> _STORED ROWS_

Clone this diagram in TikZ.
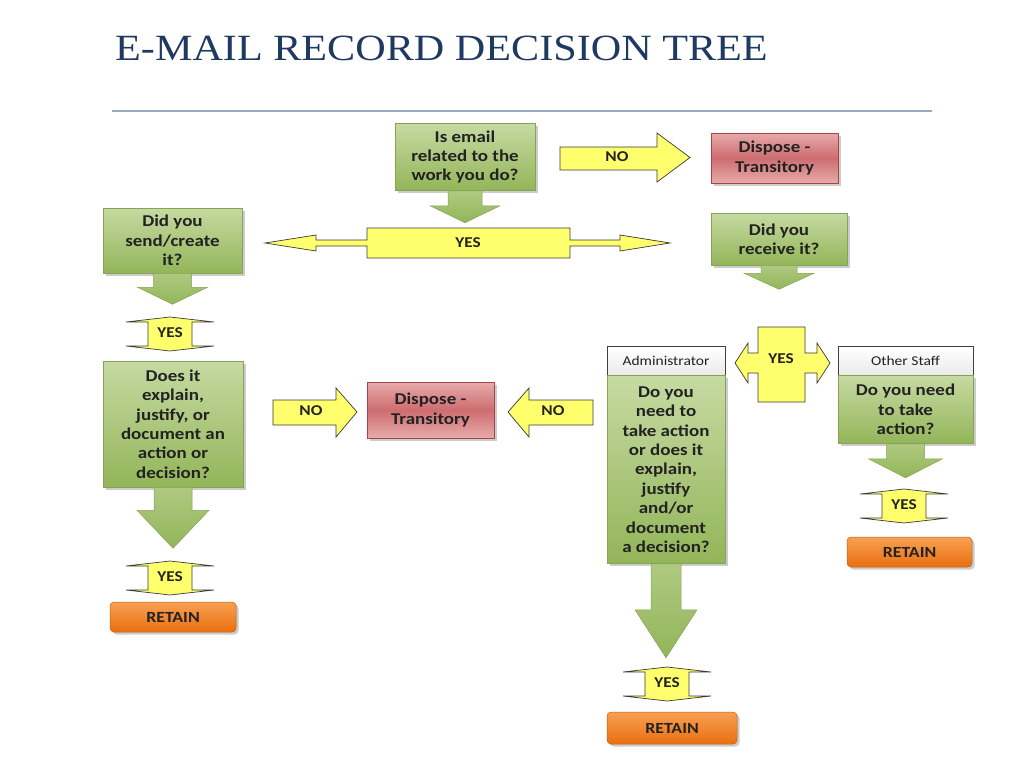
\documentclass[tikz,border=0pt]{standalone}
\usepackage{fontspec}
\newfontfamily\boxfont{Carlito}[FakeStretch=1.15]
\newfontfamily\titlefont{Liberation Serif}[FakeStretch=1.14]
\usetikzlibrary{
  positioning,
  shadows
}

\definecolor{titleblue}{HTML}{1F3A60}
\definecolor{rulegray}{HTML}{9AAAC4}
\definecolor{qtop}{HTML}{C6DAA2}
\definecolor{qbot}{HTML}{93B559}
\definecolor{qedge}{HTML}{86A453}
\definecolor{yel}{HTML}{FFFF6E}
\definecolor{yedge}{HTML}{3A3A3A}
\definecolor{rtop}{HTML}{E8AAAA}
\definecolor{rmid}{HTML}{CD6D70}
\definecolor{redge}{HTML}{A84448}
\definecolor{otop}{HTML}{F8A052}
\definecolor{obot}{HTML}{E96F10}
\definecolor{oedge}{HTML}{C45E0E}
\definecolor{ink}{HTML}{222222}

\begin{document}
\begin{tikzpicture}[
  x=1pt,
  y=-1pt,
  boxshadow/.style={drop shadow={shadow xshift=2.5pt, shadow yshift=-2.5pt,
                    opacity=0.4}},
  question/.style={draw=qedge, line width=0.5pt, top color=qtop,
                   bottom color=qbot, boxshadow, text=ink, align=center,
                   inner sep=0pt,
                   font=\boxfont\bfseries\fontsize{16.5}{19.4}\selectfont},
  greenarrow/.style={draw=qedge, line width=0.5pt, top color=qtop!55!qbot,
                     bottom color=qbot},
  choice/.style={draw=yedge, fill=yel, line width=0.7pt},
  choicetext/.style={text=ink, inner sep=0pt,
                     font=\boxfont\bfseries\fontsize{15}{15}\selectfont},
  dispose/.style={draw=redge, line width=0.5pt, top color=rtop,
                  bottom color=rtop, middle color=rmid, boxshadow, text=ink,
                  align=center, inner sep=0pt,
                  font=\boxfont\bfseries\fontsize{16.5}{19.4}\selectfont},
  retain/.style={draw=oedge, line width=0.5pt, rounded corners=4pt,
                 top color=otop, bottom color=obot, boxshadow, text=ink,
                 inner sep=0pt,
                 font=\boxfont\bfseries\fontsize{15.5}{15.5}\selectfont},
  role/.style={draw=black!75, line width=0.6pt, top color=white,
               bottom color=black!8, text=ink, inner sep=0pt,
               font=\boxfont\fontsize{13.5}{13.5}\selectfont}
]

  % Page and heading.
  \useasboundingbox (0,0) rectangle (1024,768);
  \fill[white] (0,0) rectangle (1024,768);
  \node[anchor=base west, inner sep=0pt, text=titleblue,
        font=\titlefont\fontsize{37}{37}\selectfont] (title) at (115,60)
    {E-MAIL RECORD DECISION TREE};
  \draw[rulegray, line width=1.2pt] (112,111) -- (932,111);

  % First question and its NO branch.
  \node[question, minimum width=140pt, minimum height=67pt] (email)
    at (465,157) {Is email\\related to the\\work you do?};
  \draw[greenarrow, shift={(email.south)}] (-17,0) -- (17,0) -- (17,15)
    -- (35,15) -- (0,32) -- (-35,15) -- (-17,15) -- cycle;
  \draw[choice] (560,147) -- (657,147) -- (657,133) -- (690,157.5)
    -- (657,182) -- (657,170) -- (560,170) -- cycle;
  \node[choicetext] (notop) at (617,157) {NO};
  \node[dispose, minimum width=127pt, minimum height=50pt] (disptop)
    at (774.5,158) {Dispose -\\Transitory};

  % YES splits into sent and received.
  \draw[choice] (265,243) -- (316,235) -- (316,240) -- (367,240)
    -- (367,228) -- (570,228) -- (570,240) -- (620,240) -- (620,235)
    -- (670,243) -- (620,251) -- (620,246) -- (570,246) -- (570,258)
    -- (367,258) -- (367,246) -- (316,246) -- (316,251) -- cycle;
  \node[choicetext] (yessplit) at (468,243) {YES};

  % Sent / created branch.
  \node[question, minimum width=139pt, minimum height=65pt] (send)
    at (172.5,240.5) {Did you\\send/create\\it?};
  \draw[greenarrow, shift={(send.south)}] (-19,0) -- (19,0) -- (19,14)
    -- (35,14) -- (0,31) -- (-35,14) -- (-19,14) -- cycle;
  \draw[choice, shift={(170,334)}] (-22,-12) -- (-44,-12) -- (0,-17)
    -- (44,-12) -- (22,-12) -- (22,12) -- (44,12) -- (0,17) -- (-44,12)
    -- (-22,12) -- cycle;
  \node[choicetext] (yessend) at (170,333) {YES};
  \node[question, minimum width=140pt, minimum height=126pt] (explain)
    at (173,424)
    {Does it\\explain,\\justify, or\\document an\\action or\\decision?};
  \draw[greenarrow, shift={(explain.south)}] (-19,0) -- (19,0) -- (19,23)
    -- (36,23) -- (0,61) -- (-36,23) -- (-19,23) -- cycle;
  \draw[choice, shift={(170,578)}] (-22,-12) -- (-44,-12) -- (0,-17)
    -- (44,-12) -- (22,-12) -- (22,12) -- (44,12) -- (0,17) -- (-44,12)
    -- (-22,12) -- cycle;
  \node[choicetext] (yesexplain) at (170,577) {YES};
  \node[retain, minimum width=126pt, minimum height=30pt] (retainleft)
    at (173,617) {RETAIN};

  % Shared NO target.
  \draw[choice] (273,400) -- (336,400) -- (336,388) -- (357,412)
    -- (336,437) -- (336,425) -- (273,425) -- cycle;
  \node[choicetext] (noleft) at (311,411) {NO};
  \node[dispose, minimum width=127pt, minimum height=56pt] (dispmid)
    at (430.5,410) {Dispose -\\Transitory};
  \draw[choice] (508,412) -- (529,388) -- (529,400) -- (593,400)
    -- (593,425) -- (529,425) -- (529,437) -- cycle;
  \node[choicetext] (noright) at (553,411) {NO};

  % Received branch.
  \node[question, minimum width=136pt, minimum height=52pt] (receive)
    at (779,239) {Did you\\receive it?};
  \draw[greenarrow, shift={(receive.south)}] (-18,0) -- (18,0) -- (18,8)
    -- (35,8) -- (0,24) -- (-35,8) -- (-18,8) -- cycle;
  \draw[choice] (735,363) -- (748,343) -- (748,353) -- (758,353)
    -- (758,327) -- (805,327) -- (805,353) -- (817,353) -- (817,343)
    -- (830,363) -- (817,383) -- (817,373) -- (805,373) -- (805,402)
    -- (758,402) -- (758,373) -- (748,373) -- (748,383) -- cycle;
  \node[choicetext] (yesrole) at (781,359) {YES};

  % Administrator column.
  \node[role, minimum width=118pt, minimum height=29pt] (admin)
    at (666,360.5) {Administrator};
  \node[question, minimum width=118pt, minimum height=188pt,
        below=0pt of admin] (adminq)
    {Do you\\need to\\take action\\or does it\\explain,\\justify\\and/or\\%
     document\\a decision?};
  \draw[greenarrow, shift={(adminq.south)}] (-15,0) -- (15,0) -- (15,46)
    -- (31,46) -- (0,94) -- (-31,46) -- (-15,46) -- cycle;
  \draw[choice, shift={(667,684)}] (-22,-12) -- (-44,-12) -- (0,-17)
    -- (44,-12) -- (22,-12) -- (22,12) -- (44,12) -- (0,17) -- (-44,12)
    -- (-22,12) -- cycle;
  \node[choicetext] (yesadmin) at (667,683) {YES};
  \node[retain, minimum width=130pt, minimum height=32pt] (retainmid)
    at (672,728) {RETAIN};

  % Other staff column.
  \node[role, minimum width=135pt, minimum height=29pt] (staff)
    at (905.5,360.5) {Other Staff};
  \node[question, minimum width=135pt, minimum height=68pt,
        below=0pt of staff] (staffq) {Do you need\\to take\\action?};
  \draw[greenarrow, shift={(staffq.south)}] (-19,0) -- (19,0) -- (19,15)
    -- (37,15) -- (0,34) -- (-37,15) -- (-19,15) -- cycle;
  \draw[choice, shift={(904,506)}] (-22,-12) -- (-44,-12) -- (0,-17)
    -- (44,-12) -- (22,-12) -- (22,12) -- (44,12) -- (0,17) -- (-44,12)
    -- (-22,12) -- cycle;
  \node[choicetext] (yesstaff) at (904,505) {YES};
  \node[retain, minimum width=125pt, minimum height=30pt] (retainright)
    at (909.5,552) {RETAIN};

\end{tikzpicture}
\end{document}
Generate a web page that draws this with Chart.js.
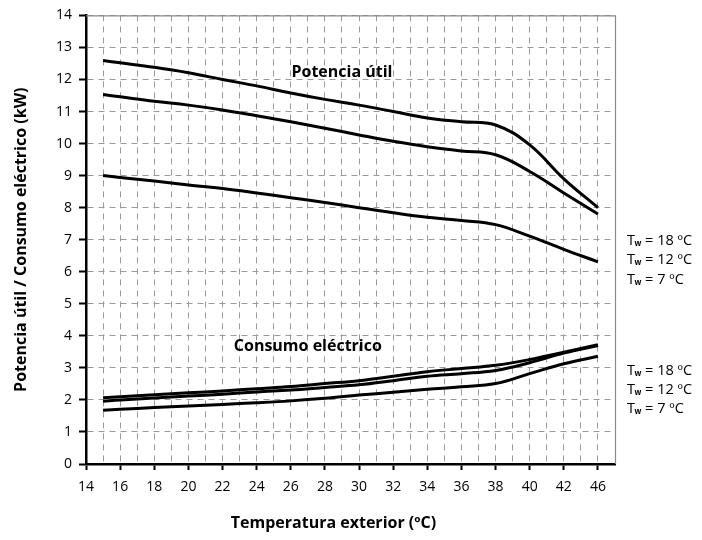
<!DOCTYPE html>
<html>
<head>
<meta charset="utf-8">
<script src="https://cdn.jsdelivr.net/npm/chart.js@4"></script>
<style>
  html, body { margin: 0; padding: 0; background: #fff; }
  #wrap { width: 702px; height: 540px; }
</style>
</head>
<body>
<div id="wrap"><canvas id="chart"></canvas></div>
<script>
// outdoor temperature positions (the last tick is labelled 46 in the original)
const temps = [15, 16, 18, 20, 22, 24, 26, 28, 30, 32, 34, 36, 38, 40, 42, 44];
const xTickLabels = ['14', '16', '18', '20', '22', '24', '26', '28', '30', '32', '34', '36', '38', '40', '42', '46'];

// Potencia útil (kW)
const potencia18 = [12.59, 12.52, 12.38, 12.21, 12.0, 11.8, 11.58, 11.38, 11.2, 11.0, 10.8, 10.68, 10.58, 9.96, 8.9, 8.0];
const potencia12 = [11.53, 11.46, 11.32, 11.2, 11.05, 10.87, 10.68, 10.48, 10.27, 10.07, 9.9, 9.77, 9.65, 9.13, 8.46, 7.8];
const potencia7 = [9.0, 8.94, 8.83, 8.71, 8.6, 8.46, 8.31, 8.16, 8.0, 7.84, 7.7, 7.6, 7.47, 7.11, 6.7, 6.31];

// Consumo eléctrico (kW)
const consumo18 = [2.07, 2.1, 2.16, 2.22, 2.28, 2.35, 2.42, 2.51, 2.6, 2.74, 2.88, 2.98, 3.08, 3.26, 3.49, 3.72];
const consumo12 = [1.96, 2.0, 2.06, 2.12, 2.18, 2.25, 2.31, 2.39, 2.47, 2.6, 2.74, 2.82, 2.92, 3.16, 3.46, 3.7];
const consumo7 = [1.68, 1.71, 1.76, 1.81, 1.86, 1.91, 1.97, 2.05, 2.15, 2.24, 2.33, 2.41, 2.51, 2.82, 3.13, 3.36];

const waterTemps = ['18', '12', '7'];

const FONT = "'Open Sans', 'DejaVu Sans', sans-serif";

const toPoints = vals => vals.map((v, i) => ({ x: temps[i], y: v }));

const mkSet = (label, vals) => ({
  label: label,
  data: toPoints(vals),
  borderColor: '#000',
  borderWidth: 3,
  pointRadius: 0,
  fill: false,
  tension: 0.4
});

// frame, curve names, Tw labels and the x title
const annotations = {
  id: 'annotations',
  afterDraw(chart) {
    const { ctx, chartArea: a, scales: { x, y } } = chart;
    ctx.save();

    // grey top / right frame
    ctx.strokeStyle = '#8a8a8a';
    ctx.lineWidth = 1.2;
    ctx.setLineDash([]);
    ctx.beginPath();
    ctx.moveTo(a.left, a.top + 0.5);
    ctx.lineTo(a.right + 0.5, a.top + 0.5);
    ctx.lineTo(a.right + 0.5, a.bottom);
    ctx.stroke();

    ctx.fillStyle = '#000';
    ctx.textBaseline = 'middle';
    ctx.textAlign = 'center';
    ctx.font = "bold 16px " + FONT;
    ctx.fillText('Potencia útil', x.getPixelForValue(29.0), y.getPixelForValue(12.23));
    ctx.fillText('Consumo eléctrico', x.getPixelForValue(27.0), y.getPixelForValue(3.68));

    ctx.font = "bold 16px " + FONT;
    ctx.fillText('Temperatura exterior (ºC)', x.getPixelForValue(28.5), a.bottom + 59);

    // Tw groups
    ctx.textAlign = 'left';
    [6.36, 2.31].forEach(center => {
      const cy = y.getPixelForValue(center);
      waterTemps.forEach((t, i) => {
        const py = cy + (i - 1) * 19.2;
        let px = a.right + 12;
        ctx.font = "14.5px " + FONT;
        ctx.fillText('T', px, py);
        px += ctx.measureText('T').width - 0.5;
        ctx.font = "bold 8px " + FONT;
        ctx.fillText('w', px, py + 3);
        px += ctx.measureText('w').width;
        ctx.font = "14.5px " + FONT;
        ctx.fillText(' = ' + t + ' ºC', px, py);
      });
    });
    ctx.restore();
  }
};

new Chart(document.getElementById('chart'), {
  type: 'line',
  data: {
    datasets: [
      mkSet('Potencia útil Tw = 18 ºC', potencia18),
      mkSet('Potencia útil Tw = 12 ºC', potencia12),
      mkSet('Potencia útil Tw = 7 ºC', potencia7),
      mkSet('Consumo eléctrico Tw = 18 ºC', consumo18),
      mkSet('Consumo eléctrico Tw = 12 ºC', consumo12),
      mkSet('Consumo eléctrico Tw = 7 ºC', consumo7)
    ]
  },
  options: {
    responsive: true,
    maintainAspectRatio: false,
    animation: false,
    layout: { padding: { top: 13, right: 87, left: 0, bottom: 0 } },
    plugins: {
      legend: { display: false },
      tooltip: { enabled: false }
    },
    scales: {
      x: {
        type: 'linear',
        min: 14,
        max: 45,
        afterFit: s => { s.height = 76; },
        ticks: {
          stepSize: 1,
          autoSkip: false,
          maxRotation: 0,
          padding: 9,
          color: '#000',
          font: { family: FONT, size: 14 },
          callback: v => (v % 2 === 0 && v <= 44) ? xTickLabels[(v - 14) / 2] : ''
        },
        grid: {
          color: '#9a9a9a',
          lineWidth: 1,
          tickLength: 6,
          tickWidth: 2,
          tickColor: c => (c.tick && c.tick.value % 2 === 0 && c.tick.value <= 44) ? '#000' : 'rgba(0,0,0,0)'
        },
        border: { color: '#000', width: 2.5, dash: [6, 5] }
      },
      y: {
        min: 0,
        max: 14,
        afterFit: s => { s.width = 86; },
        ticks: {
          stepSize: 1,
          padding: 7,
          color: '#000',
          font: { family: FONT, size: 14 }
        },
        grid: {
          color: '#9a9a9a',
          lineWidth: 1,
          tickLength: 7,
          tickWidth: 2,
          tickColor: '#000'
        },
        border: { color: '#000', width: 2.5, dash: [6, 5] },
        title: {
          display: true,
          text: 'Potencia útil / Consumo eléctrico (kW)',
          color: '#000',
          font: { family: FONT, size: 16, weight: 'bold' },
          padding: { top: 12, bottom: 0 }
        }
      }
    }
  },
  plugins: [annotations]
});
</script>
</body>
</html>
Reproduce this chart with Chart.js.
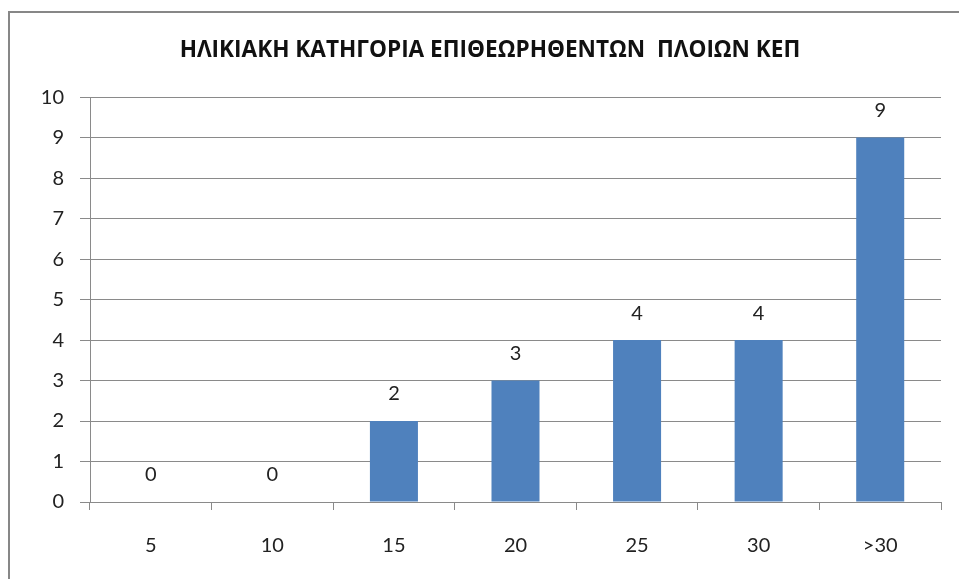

> _TO BE DONE_
Among the entries above, locate the line with "Generate a web" and the line with "const waterTemps = ['18', '12', '7'];". Give those two lines and all lines between them again, exactly, leaving out the pictures.

> _RESPONSE TO THIS EXERCISE_
Generate a web page that draws this with Chart.js.
<!DOCTYPE html>
<html>
<head>
<meta charset="utf-8">
<script src="https://cdn.jsdelivr.net/npm/chart.js@4"></script>
<style>
  html, body { margin: 0; padding: 0; background: #fff; }
  #wrap { width: 702px; height: 540px; }
</style>
</head>
<body>
<div id="wrap"><canvas id="chart"></canvas></div>
<script>
// outdoor temperature positions (the last tick is labelled 46 in the original)
const temps = [15, 16, 18, 20, 22, 24, 26, 28, 30, 32, 34, 36, 38, 40, 42, 44];
const xTickLabels = ['14', '16', '18', '20', '22', '24', '26', '28', '30', '32', '34', '36', '38', '40', '42', '46'];

// Potencia útil (kW)
const potencia18 = [12.59, 12.52, 12.38, 12.21, 12.0, 11.8, 11.58, 11.38, 11.2, 11.0, 10.8, 10.68, 10.58, 9.96, 8.9, 8.0];
const potencia12 = [11.53, 11.46, 11.32, 11.2, 11.05, 10.87, 10.68, 10.48, 10.27, 10.07, 9.9, 9.77, 9.65, 9.13, 8.46, 7.8];
const potencia7 = [9.0, 8.94, 8.83, 8.71, 8.6, 8.46, 8.31, 8.16, 8.0, 7.84, 7.7, 7.6, 7.47, 7.11, 6.7, 6.31];

// Consumo eléctrico (kW)
const consumo18 = [2.07, 2.1, 2.16, 2.22, 2.28, 2.35, 2.42, 2.51, 2.6, 2.74, 2.88, 2.98, 3.08, 3.26, 3.49, 3.72];
const consumo12 = [1.96, 2.0, 2.06, 2.12, 2.18, 2.25, 2.31, 2.39, 2.47, 2.6, 2.74, 2.82, 2.92, 3.16, 3.46, 3.7];
const consumo7 = [1.68, 1.71, 1.76, 1.81, 1.86, 1.91, 1.97, 2.05, 2.15, 2.24, 2.33, 2.41, 2.51, 2.82, 3.13, 3.36];

const waterTemps = ['18', '12', '7'];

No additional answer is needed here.